The defence would have wanted to ask questions of Mr Rahman and to have challenged important parts of his statement, but that is not possible because he cannot be found, and you will have to consider whether or not the defence is disadvantaged by this."
The appellant's submissions
a. failed to consider the checklist of relevant factors in section 114(1)(d);
b. held those factors were irrelevant to the exercise of the exclusionary discretion under section 78 because the jury were not being asked to decide whether the statement was true; and
c. failed to direct the jury appropriately given the fact that the prosecution clearly were relying on the statement as being evidence of the matters stated in it.

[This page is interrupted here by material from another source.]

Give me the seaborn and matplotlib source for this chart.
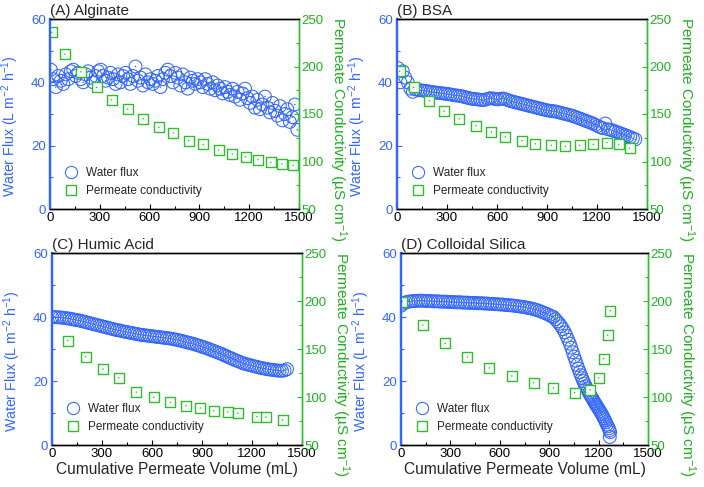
import numpy as np
import matplotlib
matplotlib.use("Agg")
import matplotlib.pyplot as plt
import seaborn as sns
from matplotlib.lines import Line2D
from matplotlib.ticker import MultipleLocator

sns.set_style("ticks")
plt.rcParams['font.family'] = ['Liberation Sans', 'DejaVu Sans']
plt.rcParams['mathtext.fontset'] = 'custom'
plt.rcParams['mathtext.rm'] = 'Liberation Sans'
plt.rcParams['mathtext.it'] = 'Liberation Sans:italic'
plt.rcParams['mathtext.default'] = 'regular'

BLUE = '#3366FF'
GREEN = '#2DBE2D'
GREEN_TXT = '#22B022'

# ---------------- data ----------------
titles = ['(A) Alginate', '(B) BSA', '(C) Humic Acid', '(D) Colloidal Silica']
x_ticks = [0, 300, 600, 900, 1200, 1500]
flux_ticks = [0, 20, 40, 60]
cond_ticks = [50, 100, 150, 200, 250]
legend_labels = ['Water flux', 'Permeate conductivity']

# (A) Alginate
A_flux = [44.0, 41.0, 38.5, 42.0, 40.5, 39.5, 42.5, 41.0, 43.5, 44.0,
          42.0, 43.0, 41.0, 40.0, 42.5, 43.5, 41.5, 40.0, 42.0, 43.5,
          44.0, 42.0, 40.5, 41.5, 43.0, 41.0, 39.5, 42.5, 40.0, 42.0,
          43.0, 41.0, 39.5, 42.0, 45.0, 40.5, 41.5, 39.0, 42.5, 40.0,
          41.0, 39.5, 40.5, 42.0, 38.5, 41.0, 43.0, 44.0, 42.0, 40.0,
          43.0, 41.5, 39.0, 42.5, 40.0, 38.0, 41.5, 40.5, 39.5, 41.0,
          40.0, 38.5, 41.0, 39.5, 38.0, 40.0, 37.5, 39.0, 38.0, 36.5,
          38.5, 37.0, 36.0, 38.0, 35.5, 37.0, 34.5, 36.5, 38.0, 35.0,
          33.5, 35.5, 32.0, 34.5, 31.5, 33.0, 35.5, 32.0, 30.5, 33.5,
          31.0, 29.5, 32.5, 28.0, 30.0, 31.5, 27.5, 29.0, 33.0, 25.0]
A_flux_x = 5 + 15 * np.arange(len(A_flux))
A_cond_x = [10, 90, 187, 281, 371, 468, 562, 656, 742, 835, 923, 1016,
            1098, 1178, 1254, 1329, 1398, 1465]
A_cond = [236, 213, 194.5, 178, 165, 155, 145, 136, 130, 122, 118, 112,
          108, 105, 102, 99, 97.6, 96]

# (B) BSA
B_flux = [44.5, 40.0, 43.5, 41.5, 40.0, 38.0, 37.0, 37.8,
          37.6, 37.5, 37.4, 37.3, 37.2, 37.0, 36.9, 36.8, 36.7, 36.6,
          36.5, 36.4, 36.3, 36.2, 36.0, 35.9, 35.8, 35.7, 35.5, 35.3,
          35.1, 34.9, 34.8, 34.7, 34.6, 34.5, 34.4, 34.5, 34.8, 35.0,
          34.9, 34.7, 34.6, 34.8, 34.9, 34.7, 34.4, 34.1, 33.9, 33.7,
          33.5, 33.3, 33.1, 32.9, 32.7, 32.5, 32.3, 32.1, 31.9, 31.7,
          31.5, 31.3, 31.1, 31.0, 30.9, 30.8, 30.6, 30.4, 30.2, 30.0,
          29.8, 29.6, 29.4, 29.1, 28.8, 28.5, 28.2, 27.9, 27.6, 27.3,
          27.0, 26.6, 26.2, 25.8, 25.5, 27.0, 25.2, 25.0, 24.8, 24.5,
          24.2, 23.9, 23.6, 23.3, 23.0, 22.7, 22.3, 22.0]
B_flux_x = 5 + 15 * np.arange(len(B_flux))
B_cond_x = [16, 100, 194, 282, 374, 474, 566, 650, 750, 830, 926, 1010,
            1096, 1178, 1260, 1330, 1396]
B_cond = [195, 178, 164, 153, 145, 137.5, 131, 126, 122, 118.6, 117, 116,
          117, 118, 120, 118, 114]

# (C) Humic Acid
C_flux = [40.0, 40.0, 39.9, 39.9, 39.8, 39.7, 39.6, 39.5, 39.3, 39.2,
          39.0, 38.9, 38.7, 38.5, 38.3, 38.1, 37.9, 37.7, 37.5, 37.3,
          37.1, 36.9, 36.7, 36.5, 36.3, 36.1, 35.9, 35.8, 35.6, 35.4,
          35.3, 35.1, 35.0, 34.8, 34.7, 34.5, 34.4, 34.3, 34.2, 34.1,
          34.0, 33.9, 33.8, 33.7, 33.6, 33.5, 33.4, 33.3, 33.2, 33.0,
          32.9, 32.7, 32.5, 32.3, 32.1, 31.9, 31.7, 31.5, 31.2, 31.0,
          30.7, 30.5, 30.2, 29.9, 29.6, 29.3, 29.0, 28.7, 28.4, 28.0,
          27.7, 27.3, 27.0, 26.6, 26.3, 26.0, 25.7, 25.4, 25.2, 25.0,
          24.8, 24.6, 24.4, 24.2, 24.0, 23.9, 23.7, 23.6, 23.5, 23.4,
          23.3, 23.2, 23.2, 23.3, 23.7]
C_flux_x = 15 * np.arange(len(C_flux))
C_cond_x = [94, 202, 306, 400, 506, 610, 710, 804, 890, 970, 1054, 1114,
            1230, 1284, 1384]
C_cond = [158.8, 142, 129, 120, 105, 99.7, 94.4, 91, 88.5, 85.7, 84.3, 83,
          79.5, 79, 76]

# (D) Colloidal Silica
D_flux_x = list(range(0, 901, 15)) + [
    913, 926, 938, 950, 962, 973, 984, 995, 1005, 1015,
    1025, 1034, 1043, 1052, 1061, 1069, 1077, 1085, 1093, 1100,
    1107, 1114, 1121, 1128, 1135, 1142, 1148, 1154, 1160, 1166,
    1172, 1178, 1184, 1190, 1196, 1202, 1208, 1214, 1220, 1226,
    1232, 1238, 1244, 1250, 1256, 1262, 1266, 1270, 1268]
D_flux = [43.5, 44.2, 44.6, 44.8, 44.9, 45.0, 45.0, 45.1, 45.1, 45.1,
          45.0, 45.0, 45.0, 44.9, 44.9, 44.9, 44.8, 44.8, 44.8, 44.7,
          44.7, 44.7, 44.6, 44.6, 44.6, 44.5, 44.5, 44.5, 44.4, 44.4,
          44.4, 44.3, 44.3, 44.3, 44.2, 44.2, 44.1, 44.1, 44.0, 44.0,
          43.9, 43.9, 43.8, 43.7, 43.7, 43.6, 43.5, 43.4, 43.3, 43.2,
          43.1, 42.9, 42.8, 42.6, 42.4, 42.2, 41.9, 41.6, 41.3, 41.0,
          40.6,
          40.2, 40.0, 39.3, 38.6, 37.9, 37.1, 36.2, 35.2, 34.1, 32.9,
          31.7, 30.4, 29.0, 27.6, 26.3, 25.0, 23.9, 22.8, 21.8, 20.9,
          20.0, 19.2, 18.4, 17.7, 17.0, 16.3, 15.7, 15.2, 14.7, 14.2,
          13.6, 13.1, 12.6, 12.1, 11.6, 11.1, 10.6, 10.1, 9.6, 9.0,
          8.4, 7.8, 7.1, 6.4, 5.8, 5.2, 4.6, 4.0, 2.5]
D_cond_x = [8, 132, 268, 403, 537, 673, 805, 926, 1054, 1149, 1200, 1230,
            1255, 1271]
D_cond = [199.4, 175, 155.8, 141.8, 130.3, 122, 115, 109.4, 104.5, 107.6,
          119.8, 140, 164.5, 190]

panels = [
    (A_flux_x, A_flux, A_cond_x, A_cond),
    (B_flux_x, B_flux, B_cond_x, B_cond),
    (C_flux_x, C_flux, C_cond_x, C_cond),
    (D_flux_x, D_flux, D_cond_x, D_cond),
]

# layout: axes rectangles in figure fraction (left, bottom, width, height)
W, H = 704.0, 487.0
rects = [
    (50 / W, 1 - 209 / H, 249 / W, 190 / H),
    (397 / W, 1 - 209 / H, 250 / W, 190 / H),
    (52 / W, 1 - 445 / H, 250 / W, 192 / H),
    (401 / W, 1 - 445 / H, 247 / W, 192 / H),
]

fig = plt.figure(figsize=(7.04, 4.87), dpi=100)

for i, (rect, title, (fx, fy, cx, cy)) in enumerate(zip(rects, titles, panels)):
    ax = fig.add_axes(rect)
    ax2 = ax.twinx()

    sns.scatterplot(x=fx, y=fy, ax=ax, marker='o', s=85, color=BLUE,
                    facecolor='none', edgecolor=BLUE, linewidth=0.75)
    sns.scatterplot(x=fx, y=fy, ax=ax, marker='o', s=1.2, color=BLUE,
                    edgecolor='none', linewidth=0)
    sns.scatterplot(x=cx, y=cy, ax=ax2, marker='s', s=60, color=GREEN,
                    facecolor='white', edgecolor=GREEN, linewidth=1.0)
    sns.scatterplot(x=cx, y=cy, ax=ax2, marker='o', s=1.2, color=GREEN,
                    edgecolor='none', linewidth=0)

    ax.set_xlim(0, 1500)
    ax.set_ylim(0, 60)
    ax2.set_ylim(50, 250)
    ax.set_xticks(x_ticks)
    ax.set_yticks(flux_ticks)
    ax2.set_yticks(cond_ticks)
    ax.xaxis.set_minor_locator(MultipleLocator(150))
    ax.yaxis.set_minor_locator(MultipleLocator(10))
    ax2.yaxis.set_minor_locator(MultipleLocator(25))

    ax.tick_params(axis='x', which='both', direction='in', top=False,
                   labelsize=9.5, pad=2.5, colors='black')
    ax.tick_params(axis='x', which='major', length=3.5, width=0.8)
    ax.tick_params(axis='x', which='minor', length=2, width=0.8)
    ax.tick_params(axis='y', which='both', direction='in', right=False,
                   labelsize=9.5, pad=3, color=BLUE, labelcolor=BLUE)
    ax.tick_params(axis='y', which='major', length=3.5, width=0.8)
    ax.tick_params(axis='y', which='minor', length=2, width=0.8)
    ax2.tick_params(axis='y', which='both', direction='in', left=False,
                    labelsize=9.5, pad=2, color=GREEN, labelcolor=GREEN_TXT)
    ax2.tick_params(axis='y', which='major', length=3.5, width=0.8)
    ax2.tick_params(axis='y', which='minor', length=2, width=0.8)

    for a in (ax, ax2):
        a.spines['top'].set_color('black')
        a.spines['bottom'].set_color('black')
        a.spines['left'].set_color(BLUE)
        a.spines['right'].set_color(GREEN)
        for s in a.spines.values():
            s.set_linewidth(1.0)
    ax.spines['left'].set_linewidth(1.6)
    ax2.spines['left'].set_linewidth(1.6)

    ax.set_ylabel('Water Flux (L m$^{-2}$ h$^{-1}$)', fontsize=10.2,
                  color=BLUE, labelpad=7)
    ax.yaxis.label.set_y(0.435)
    ax2.set_ylabel('Permeate Conductivity (µS cm$^{-1}$)', fontsize=11,
                   color=GREEN_TXT, rotation=270, va='bottom', labelpad=2)
    ax2.yaxis.label.set_y(0.42)
    if i >= 2:
        ax.set_xlabel('Cumulative Permeate Volume (mL)', fontsize=11.2,
                      labelpad=1)
    else:
        ax.set_xlabel('')
    ax.set_title(title, loc='left', fontsize=11, pad=3)

    handles = [
        Line2D([], [], ls='', marker='o', ms=8.8, mfc='none', mec=BLUE, mew=0.75),
        Line2D([], [], ls='', marker='s', ms=7.5, mfc='white', mec=GREEN, mew=1.0),
    ]
    ax2.legend(handles, legend_labels, loc='lower left',
               bbox_to_anchor=(0.04, 0.045), frameon=False, fontsize=8.5,
               handlelength=1.2, handletextpad=0.7, labelspacing=0.5,
               borderaxespad=0, borderpad=0.3)

fig.savefig('out.png', dpi=100)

The prosecution submission
"Summary
13. The statement of Rahman was allowed to be adduced because it was not identified as Hearsay but as rebuttal alibi evidence which was forced to be ex improviso because of the late decision by the defence to refer to Rahman as an alibi when they clearly should not have done so.
14. Any prejudice to the Defendant was created by the defence legal team themselves .The level of prejudice created against the defendant by his own legal team by seeming errors of omission and commission in not recognising the need to mitigate poison within Rahman's statement at various times before and during the trial was far greater than anything inflicted by the Crown.
15. Even if it was conceded by the Prosecution that the statement should not have been adduced, any prejudice to the defence has to be weighed against the overwhelming evidence and the sheer ridiculousness of the reliance on the alibi of Ms. Begum.
16. For the above reasons, this appeal should be dismissed."
Discussion and decision
a. The first basis involves the statement being false. It might demonstrate that the appellant was willing and able to procure people to tell lies for him. This would require the jury to be sure that the witness statement was dishonest and false. The witness was attempting to say what he had been asked to say, but by the time the police spoke to him he had forgotten the script and therefore ended up getting things seriously wrong. No doubt the plan had been that he would "refresh his memory" from a statement made to the defence solicitors and get things right in the witness box. Mr. O'Toole told the judge that a witness statement had indeed been obtained by the defence solicitors, but this was never disclosed. This line of argument, we should make it clear, does not involve any allegation of impropriety against the defence lawyers. If the jury accepted this line of argument it would undermine the evidence of the appellant himself and of Rubina Begum given during the trial.
b. The second basis involves the statement being reliable and true. It is hearsay evidence of the matters stated in the statement, on which the jury is invited to rely. This would, subject to an application and ruling, be admissible under section 116 (witness cannot be found) or section 114(1)(d) (the interests of justice safety valve).
a. The submissions at trial and on appeal involved quite extensive consideration of whether it was fair to the appellant to elicit this statement at that stage. That is an important factor, but the prior question of whether and, if so on what basis, it was admissible at all did sometimes become elided with the discussion about fairness.
b. The first of the two bases involves an inferential finding that the appellant had contrived a false defence. Fairness would generally require that this be explored with him in cross-examination. In general terms the allegation that his defence was a "put up job" was explored, in particular by Mr. Cohen for the co-accused, but no-one asked him anything about how he had procured a witness statement from Ali Nur Rahman and why, when the police took a statement from that witness, it turned out to be so very different from what the appellant must have expected him to say when his defence statement was served on the 27 January 2023.
"The prosecution's reason for putting it before you is that they say that it completely undermines Mr Ali's defence of alibi. Their case is that if people are lying, then their accounts may well unravel and be inconsistent with each other."
Sentence
"1. Disparity arguments on sentence rarely succeed and in my view they cannot do so here. The sentence imposed on the applicant was within the adjusted Guideline range. The Judge explained the differences between the two accused. The applicant was held to be the prime mover; was older; and sought to dispose of the stolen property. The co-accused, on the other hand, was held not to be a prime mover; was a carer to his mother; had strong personal references; and had mental health issues.
2. This was a serious planned robbery, involving a group attack on a DPD employee and where a knife was produced. A sentence of 7 years after trial was in such circumstances not excessive. Since the disparity ground is not, in my assessment, arguable, it follows that it is not arguable that this sentence was manifestly excessive. I therefore also refuse to grant an extension of time."